Soweit der Antragsteller die Tatbestandsmäßigkeit der in Voruntersuchung gezogenen gefährlichen Drohung in Abrede stellt, übersieht er, dass das Vergehen nach § 107 Abs 1 und 2 StGB weder vom Untersuchungsrichter noch vom Gerichtshof zweiter Instanz als haftbegründend herangezogen wurde. Auch die Frage, ob die dem Beschuldigten angelasteten Diebstähle nach § 129 Z 2 StGB qualifiziert waren, kann dahingestellt bleiben, weil die Haftvoraussetzungen ausschließlich in der gewerbsmäßigen Begehung erblickt wurden. Ein entsprechender dringender Tatverdacht wurde aber mit dem Hinweis auf die mehrfache Tatbegehung, die einschlägigen Vorstrafen und die persönliche Situation des zum übermäßigen Alkoholkonsum neigenden Beschuldigten, der nur über geringe finanzielle Mittel verfügte und den nicht einmal eine mehrstündige Verwahrungshaft von der Begehung weiterer Vermögensdelikte abhalten konnte, zutreffend begründet. Der Umstand, dass die Staatsanwaltschaft nach Vorliegen des psychiatrischen Sachverständigengutachtens Gewerbsmäßigkeit nicht mehr annahm, vermag das Zutreffen einer solchen Einschätzung bei Verhängung und Fortsetzung der Untersuchungshaft nicht in Frage zu stellen. Davon ausgehend wurde aber auch der Haftgrund der Tatbegehungsgefahr nach § 180 Abs 2 Z 3 lit b und c StPO zu Recht angenommen, war doch aufgrund der oben angeführten Umstände konkret zu befürchten, dass der Beschuldigte, der bereits vier einschlägige Vorstrafen aufweist (S 27), weitere nach § 130 StGB qualifizierte Diebstähle begehen werde. Im Hinblick auf die aktuelle Strafdrohung des § 130 erster Fall StGB von 6 Monaten bis zu 5 Jahren war die ohnehin nur rund 5 Wochen andauernde Untersuchungshaft auch nicht unverhältnismäßig. Der Vorwurf, die Staatsanwaltschaft hätte die Untersuchungshaft beantragt, ohne die bereits aktuelle Frage der Zurechnungsfähigkeit einer Überprüfung zuzuführen, ist schlicht aktenwidrig, hat doch die Anklagebehörde bereits am 4. Dezember 2003 die Einholung eines psychiatrischen Sachverständigengutachtens begehrt (S 1). Da die strafgerichtliche Anhaltung des Martin I***** weder gesetzwidrig angeordnet noch verlängert wurde, war festzustellen, dass die Voraussetzungen eines Ersatzanspruches gemäß § 2 Abs 1 lit a und Abs 3 StEG nicht vorliegen.
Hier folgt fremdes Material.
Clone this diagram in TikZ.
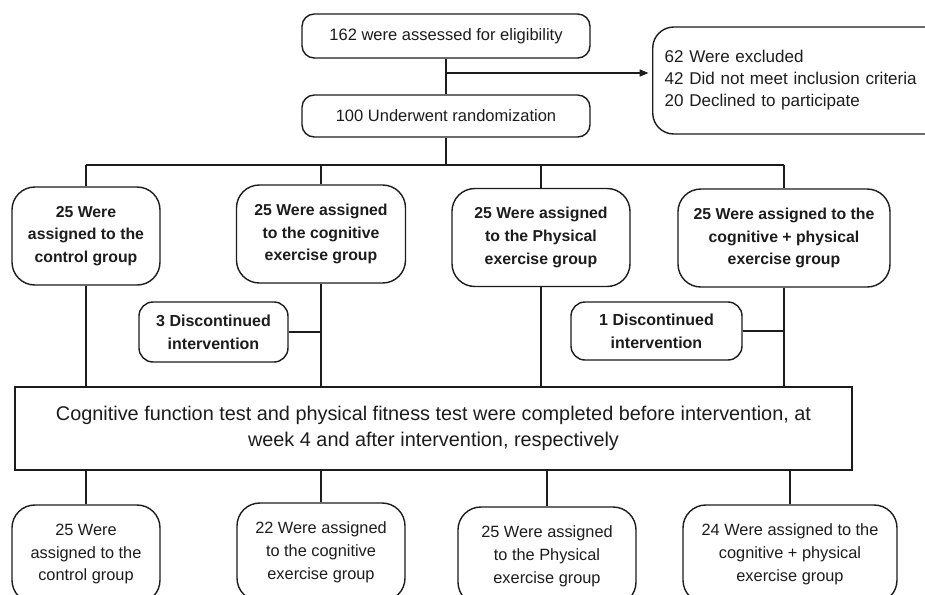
\documentclass[tikz,border=0pt]{standalone}
\usepackage{fontspec}
\setmainfont{Liberation Sans}
\usepackage{xcolor}
\definecolor{inkgray}{RGB}{28, 28, 28}
\usepackage{tikz}
\usetikzlibrary{arrows.meta}

\tikzset{
  link/.style={draw=inkgray,line width=0.8pt},
  flowbox/.style={draw=inkgray,line width=0.8pt,rounded corners=7pt,
    align=center,inner sep=2pt,text=inkgray,font=\fontsize{9.4}{11}\selectfont},
  exclbox/.style={draw=inkgray,line width=0.8pt,rounded corners=12pt,
    align=left,inner sep=0.24cm,text width=5.4cm,minimum height=2.14cm,
    text=inkgray,font=\fontsize{9.7}{12.5}\selectfont},
  groupbox/.style={draw=inkgray,line width=0.8pt,rounded corners=13pt,
    align=center,inner sep=2pt,minimum height=1.96cm,text=inkgray,
    font=\bfseries\fontsize{9}{13}\selectfont},
  dropbox/.style={draw=inkgray,line width=0.8pt,rounded corners=8pt,
    align=center,inner sep=2pt,text=inkgray,
    font=\bfseries\fontsize{9.1}{13}\selectfont},
  testbox/.style={draw=inkgray,line width=0.8pt,align=center,inner sep=2pt,
    text=inkgray,font=\fontsize{11.3}{14.5}\selectfont},
  resultbox/.style={draw=inkgray,line width=0.8pt,rounded corners=13pt,
    align=center,inner sep=2pt,minimum height=1.96cm,text=inkgray,
    font=\fontsize{9.3}{13}\selectfont}
}

\begin{document}
\begin{tikzpicture}
  \useasboundingbox (0,0) rectangle (18.5,-11.88);

  % screening
  \node[flowbox,minimum width=5.76cm,minimum height=0.88cm] (assess) at (8.92,-0.72)
    {162 were assessed for eligibility};
  \node[flowbox,minimum width=5.76cm,minimum height=0.84cm] (random) at (8.92,-2.32)
    {100 Underwent randomization};
  \node[exclbox,anchor=west] (excluded) at (13.04,-1.61)
    {62 Were excluded\\42 Did not meet inclusion criteria\\20 Declined to participate};
  \coordinate (split) at (8.92,-1.46);
  \draw[link] (assess) -- (random);
  \draw[link,-{Triangle[length=5pt,width=4pt]}] (split) -- ([xshift=-2pt]split -| excluded.west);

  % allocation
  \node[groupbox,minimum width=2.96cm] (ctrl) at (1.72,-4.72)
    {25 Were\\assigned to the\\control group};
  \node[groupbox,minimum width=3.38cm] (cogn) at (6.42,-4.68)
    {25 Were assigned\\to the cognitive\\exercise group};
  \node[groupbox,minimum width=3.56cm] (phys) at (10.82,-4.75)
    {25 Were assigned\\to the Physical\\exercise group};
  \node[groupbox,minimum width=4.24cm] (both) at (15.68,-4.76)
    {25 Were assigned to the\\cognitive + physical\\exercise group};
  \coordinate (bus) at (8.92,-3.3);
  \draw[link] (random) -- (bus);
  \draw[link] (ctrl.north |- bus) -- (both.north |- bus);
  \foreach \grp in {ctrl,cogn,phys,both}
    \draw[link] (\grp.north |- bus) -- (\grp.north);

  % dropouts
  \node[dropbox,minimum width=2.98cm,minimum height=1.2cm] (dropcogn) at (4.27,-6.64)
    {3 Discontinued\\intervention};
  \node[dropbox,minimum width=3.42cm,minimum height=1.16cm] (dropboth) at (13.13,-6.62)
    {1 Discontinued\\intervention};

  % tests
  \node[testbox,minimum width=16.74cm,minimum height=1.66cm] (tests) at (8.67,-8.57)
    {Cognitive function test and physical fitness test were completed before intervention, at\\
     week 4 and after intervention, respectively};
  \foreach \grp in {ctrl,cogn,phys,both}
    \draw[link] (\grp.south) -- (\grp.south |- tests.north);
  \draw[link] (dropcogn.east) -- (dropcogn.east -| cogn.south);
  \draw[link] (dropboth.east) -- (dropboth.east -| both.south);

  % analysis
  \node[resultbox,minimum width=2.96cm] (endctrl) at (1.72,-11.08)
    {25 Were\\assigned to the\\control group};
  \node[resultbox,minimum width=3.36cm] (endcogn) at (6.42,-11.04)
    {22 Were assigned\\to the cognitive\\exercise group};
  \node[resultbox,minimum width=3.56cm] (endphys) at (10.94,-11.12)
    {25 Were assigned\\to the Physical\\exercise group};
  \node[resultbox,minimum width=4.28cm] (endboth) at (15.8,-11.08)
    {24 Were assigned to the\\cognitive + physical\\exercise group};
  \foreach \grp in {endctrl,endcogn,endphys,endboth}
    \draw[link] (\grp.north |- tests.south) -- (\grp.north);
\end{tikzpicture}
\end{document}
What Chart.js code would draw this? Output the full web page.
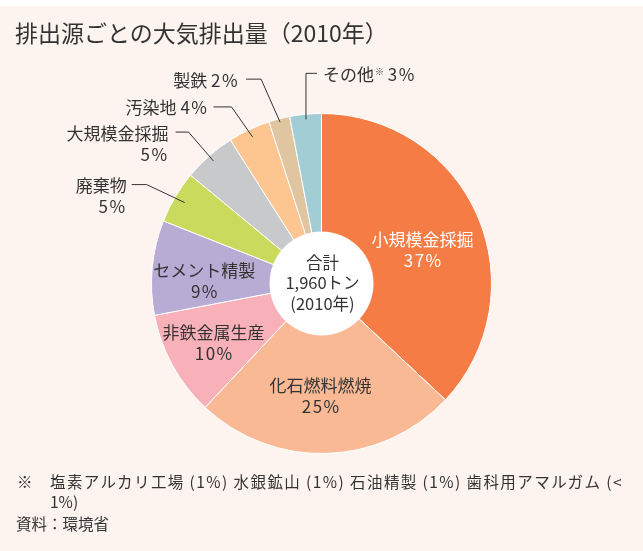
<!DOCTYPE html>
<html lang="ja">
<head>
<meta charset="utf-8">
<script src="https://cdn.jsdelivr.net/npm/chart.js@4.4.0/dist/chart.umd.min.js"></script>
<style>
  body { margin: 0; background: #ffffff; font-family: "Noto Sans CJK JP", "Noto Sans", sans-serif; color: #333; }
  #panel { position: absolute; left: 0; top: 6px; width: 643px; height: 545px; background: #fdf4ef; }
  #chart { position: absolute; left: 0; top: 0; }
  .txt { position: absolute; white-space: nowrap; line-height: 1; }
  #title { left: 15px; top: 21px; font-size: 23px; }
  .note { font-size: 15.5px; }
</style>
</head>
<body>
<div id="panel"></div>
<canvas id="chart" width="643" height="551"></canvas>
<div id="title" class="txt">排出源ごとの大気排出量（2010年）</div>
<div class="txt note" style="left:17px;top:474px;">※</div>
<div id="note1" class="txt note" style="left:50px;top:474px;">塩素アルカリ工場 (1%) 水銀鉱山 (1%) 石油精製 (1%) 歯科用アマルガム (&lt;</div>
<div class="txt note" style="left:50px;top:494px;">1%)</div>
<div class="txt note" style="left:16px;top:516px;">資料：環境省</div>
<script>
// data (shares in %)
const categories = ['小規模金採掘', '化石燃料燃焼', '非鉄金属生産', 'セメント精製', '廃棄物', '大規模金採掘', '汚染地', '製鉄', 'その他'];
const shares = [37, 25, 10, 9, 5, 5, 4, 2, 3];
const sliceColors = ['#f57c45', '#f9b994', '#f8b1b9', '#b8acd5', '#c9da5c', '#c8c9cb', '#fdc58f', '#dfc5a0', '#a3cdd4'];
const totalLines = ['合計', '1,960トン', '(2010年)'];

const FONT = '"Noto Sans CJK JP", "Noto Sans", sans-serif';
const TEXT = '#333333';
const LABEL_SIZE = 17;

// where each label goes, relative to its slice
const labelLayout = [
    { mode: 'inside', r: 0.625, shift: 5.3, color: '#ffffff' },
    { mode: 'inside', r: 0.665, shift: 2.3, color: TEXT },
    { mode: 'inside', r: 0.725, shift: 0, color: TEXT },
    { mode: 'inside', r: 0.69, shift: -4.4, color: TEXT },
    { mode: 'outside', r: 0.935, dx: -38, dy: -18, h: -15, gap: 5, twoLines: true },
    { mode: 'outside', r: 0.96, dx: -25, dy: -29, h: -13, gap: 7, twoLines: true },
    { mode: 'outside', r: 0.953, dx: -21, dy: -30, h: -18, gap: 5, twoLines: false },
    { mode: 'outside', r: 0.98, dx: -19, dy: -43, h: -15, gap: 7, twoLines: false },
    { mode: 'outside', r: 0.97, dx: 0, dy: -46, h: 11, gap: 6, twoLines: false, mark: true }
];

function font(size) {
    return size + 'px ' + FONT;
}

// percent figures are set a little looser than the names
function pctText(ctx, text, x, y) {
    ctx.letterSpacing = '1.5px';
    const w = ctx.measureText(text).width;
    let px = x;
    if (ctx.textAlign === 'center') px = x - w / 2 + 0.75;
    if (ctx.textAlign === 'right') px = x - w;
    const align = ctx.textAlign;
    ctx.textAlign = 'left';
    ctx.fillText(text, px, y);
    ctx.textAlign = align;
    ctx.letterSpacing = '0px';
    return w;
}

const centerPlugin = {
    id: 'centerTotal',
    afterDatasetsDraw(chart) {
        const ctx = chart.ctx;
        const arc = chart.getDatasetMeta(0).data[0];
        ctx.save();
        ctx.fillStyle = '#ffffff';
        ctx.beginPath();
        ctx.arc(arc.x, arc.y, 52, 0, Math.PI * 2);
        ctx.fill();
        ctx.fillStyle = TEXT;
        ctx.font = font(16.5);
        ctx.textAlign = 'center';
        ctx.textBaseline = 'middle';
        totalLines.forEach((line, i) => {
            ctx.fillText(line, arc.x + 1, arc.y - 21 + i * 20.5);
        });
        ctx.restore();
    }
};

const labelPlugin = {
    id: 'sliceLabels',
    afterDraw(chart) {
        const ctx = chart.ctx;
        const arcs = chart.getDatasetMeta(0).data;
        ctx.save();
        ctx.font = font(LABEL_SIZE);
        ctx.textBaseline = 'middle';
        arcs.forEach((arc, i) => {
            const lay = labelLayout[i];
            const pct = shares[i] + '%';
            const mid = (arc.startAngle + arc.endAngle) / 2;
            if (lay.mode === 'inside') {
                const a = mid + lay.shift * Math.PI / 180;
                const x = arc.x + Math.cos(a) * arc.outerRadius * lay.r;
                const y = arc.y + Math.sin(a) * arc.outerRadius * lay.r;
                ctx.fillStyle = lay.color;
                ctx.textAlign = 'center';
                ctx.fillText(categories[i], x, y - 10.5);
                pctText(ctx, pct, x, y + 10.5);
                return;
            }
            // leader line: anchor in slice -> elbow -> short horizontal
            const ax = arc.x + Math.cos(mid) * arc.outerRadius * lay.r;
            const ay = arc.y + Math.sin(mid) * arc.outerRadius * lay.r;
            const ex = ax + lay.dx;
            const ey = ay + lay.dy;
            const hx = ex + lay.h;
            ctx.strokeStyle = '#333333';
            ctx.lineWidth = 1;
            ctx.beginPath();
            ctx.moveTo(ax, ay);
            ctx.lineTo(ex, ey);
            ctx.lineTo(hx, ey);
            ctx.stroke();
            ctx.fillStyle = TEXT;
            const ty = ey + 1;
            if (lay.h < 0) {
                const tx = hx - lay.gap;
                ctx.textAlign = 'right';
                if (lay.twoLines) {
                    ctx.fillText(categories[i], tx, ty);
                    pctText(ctx, pct, tx, ty + 21);
                } else {
                    const w = pctText(ctx, pct, tx, ty);
                    ctx.fillText(categories[i] + ' ', tx - w, ty);
                }
            } else {
                let tx = hx + lay.gap;
                ctx.textAlign = 'left';
                ctx.fillText(categories[i], tx, ty);
                tx += ctx.measureText(categories[i]).width + 1;
                if (lay.mark) {
                    ctx.font = font(9);
                    ctx.fillText('※', tx, ty - 3);
                    tx += ctx.measureText('※').width;
                    ctx.font = font(LABEL_SIZE);
                }
                tx += ctx.measureText(' ').width;
                pctText(ctx, pct, tx, ty);
            }
        });
        ctx.restore();
    }
};

new Chart(document.getElementById('chart'), {
    type: 'pie',
    data: {
        labels: categories,
        datasets: [{
            data: shares,
            backgroundColor: sliceColors,
            borderColor: '#ffffff',
            borderWidth: 1
        }]
    },
    options: {
        responsive: false,
        animation: false,
        layout: {
            padding: { left: 151, right: 151, top: 113, bottom: 97 }
        },
        plugins: {
            legend: { display: false },
            tooltip: { enabled: false }
        }
    },
    plugins: [centerPlugin, labelPlugin]
});

// stretch the first footnote line to the reference width
const note1 = document.getElementById('note1');
const natural = note1.getBoundingClientRect().width;
const chars = note1.textContent.length;
note1.style.letterSpacing = ((573 - natural) / chars) + 'px';
</script>
</body>
</html>
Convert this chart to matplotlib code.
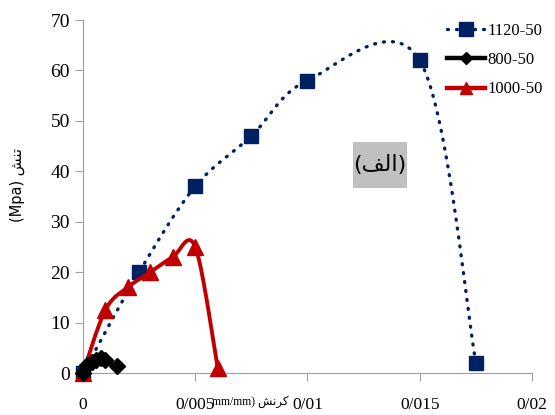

Soweit der Antragsteller in seiner Äußerung vom 22. Juni 2005 seinen Antrag auf Feststellung der im § 2 Abs 1 lit b oder c StEG bezeichneten Anspruchsvoraussetzungen weiterhin aufrecht hält, war er auf die diesbezügliche, bereits rechtskräftige Entscheidung der Ratskammer des Landesgerichtes für Strafsachen Wien vom 23. März 2005 (ON 44) zu verweisen.